What looks like his breaking point is only his mask dropping. The endgame reveals Cassius as a willing architect of Identity, Deception, and Masks: he helps spring the Jackal’s trap, exposes Darrow’s Red identity, and reframes every shared memory as fuel for a final, public unmasking. In that moment, the grieving brother becomes a ruthless agent of the Society’s order, redefining honor as victory at any cost.
Key Relationships
- Darrow au Andromedus: Once brothers-in-arms, now perfect foils. Their bond makes every cut land deeper—the duel’s humiliation is personal, and the final betrayal, in which Cassius dismisses the dead who followed Darrow, is spiritual murder as much as political move.
- Virginia au Augustus (Mustang): Cassius’s public courtship is both romance-as-theater and strategy. For him, it signals restored status and twists the knife in Darrow; for Virginia, it’s a protective alignment, which Cassius mistakes for vindication.
- Octavia au Lune: The Sovereign leverages Cassius’s aura and vendetta, elevating him to Olympic Knight to strike at House Augustus. He becomes a beautiful blade in her hand—honor harnessed to power.
- Roque au Fabii: Their alliance grows from shared disillusionment with Darrow. Roque’s aesthetic idealism and Cassius’s honor rhetoric converge into a justification for betrayal, giving their conspiracy moral cover.
- Karnus au Bellona: Karnus is blunt force where Cassius is finesse. The contrast underscores Cassius’s genuine grief for Julian and his preference for sanctioned, spectacular violence over alleyway butchery.
Defining Moments
Cassius’s story unfolds in public rituals—courts, duels, titles—where honor can be seen, measured, and weaponized.
- The gala entrance with Virginia: He recasts himself from shamed youth to celebrated champion. Why it matters: signals his rehabilitation and frames the duel as civic duty, not vendetta.

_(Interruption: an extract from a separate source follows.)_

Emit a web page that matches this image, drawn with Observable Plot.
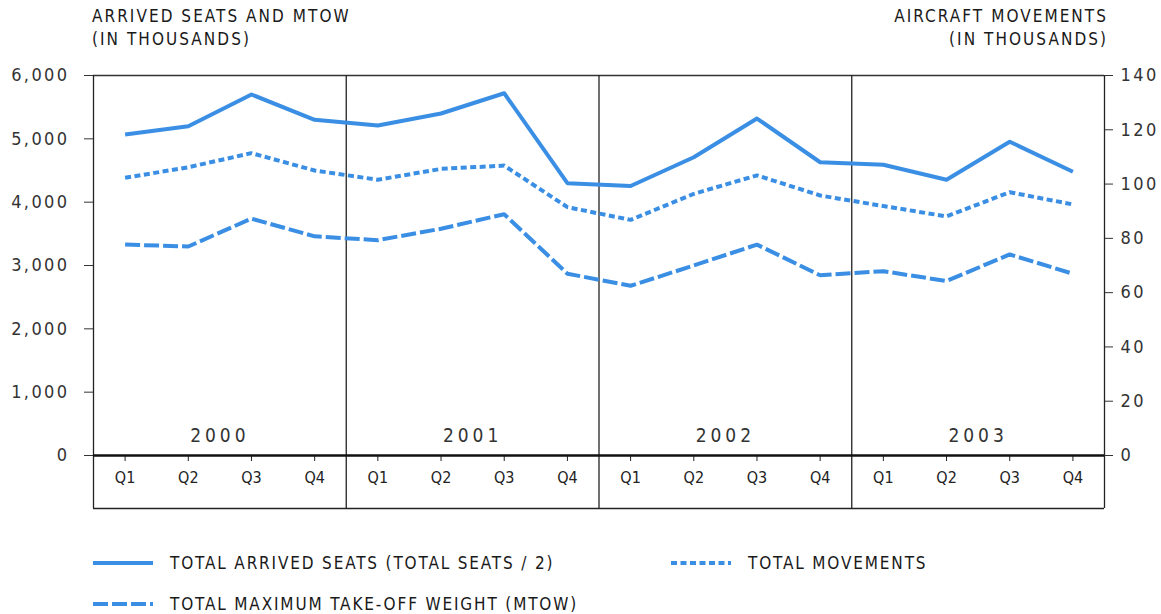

- The Sovereign-sanctioned duel: Confident in his supremacy, he is systematically dismantled and loses his sword arm. Why it matters: punctures Bellona invincibility and plants the seed for more covert revenge.
- Elevation to Morning Knight: Octavia’s anointment legitimizes his crusade. Why it matters: marries his personal grievance to state power, making his vendetta the Sovereign’s tool.
- The final betrayal: He stands with the Jackal and Roque, paralyzing Darrow and revealing his Red identity. Why it matters: completes Cassius’s transformation from tragic rival to calculating antagonist; crystallizes Betrayal and Loyalty and the Society’s economy of sacrifice.
- Rejection of the dead: By listing fallen friends only to dismiss them as wasted on a “slave,” he rewrites memory as indictment. Why it matters: exposes how Power, Corruption, and Ambition cannibalize empathy in service of order.
Essential Quotes
"So, I’ve taken what’s yours." This line is theater: Cassius performs reclamation in public spaces—titles, lovers, victories. The possessive “yours” is a taunt and a thesis, reframing honor as zero-sum and justifying his revenge as restoration.
"We’re all devils. This was always your problem, Darrow. You have an inated view of yourself. You think you have some sort of morality tucked away. You think you are better than us, when really you are less. Forever playing games you cannot master against people you cannot match." Cassius recasts morality as vanity, collapsing Darrow’s ethics into arrogance. It’s a self-defense and an accusation: if everyone’s a devil, then his cruelty is merely clarity—proof that he understands the Society better than Darrow does.
"You killed my family, Darrow. All of them. Me, Julian, that’s one thing. But the children? How could you?" Here grief is prosecutorial. Cassius widens the charge from personal loss to collective harm, weaponizing civilian casualties to indict Darrow’s rebellion while absolving his own role under the banner of justice.
"Julian. Lea. Pax. Quinn. Weed. Harpy. Rotback. Tactus. Lorn. Victra. They deserved better than to die for a slave." The recitation of names is ritual mourning turned accusation. By calling Darrow a “slave,” he collapses identity and worth, stripping the dead of agency and turning memory into a ledger that balances only when Darrow is destroyed.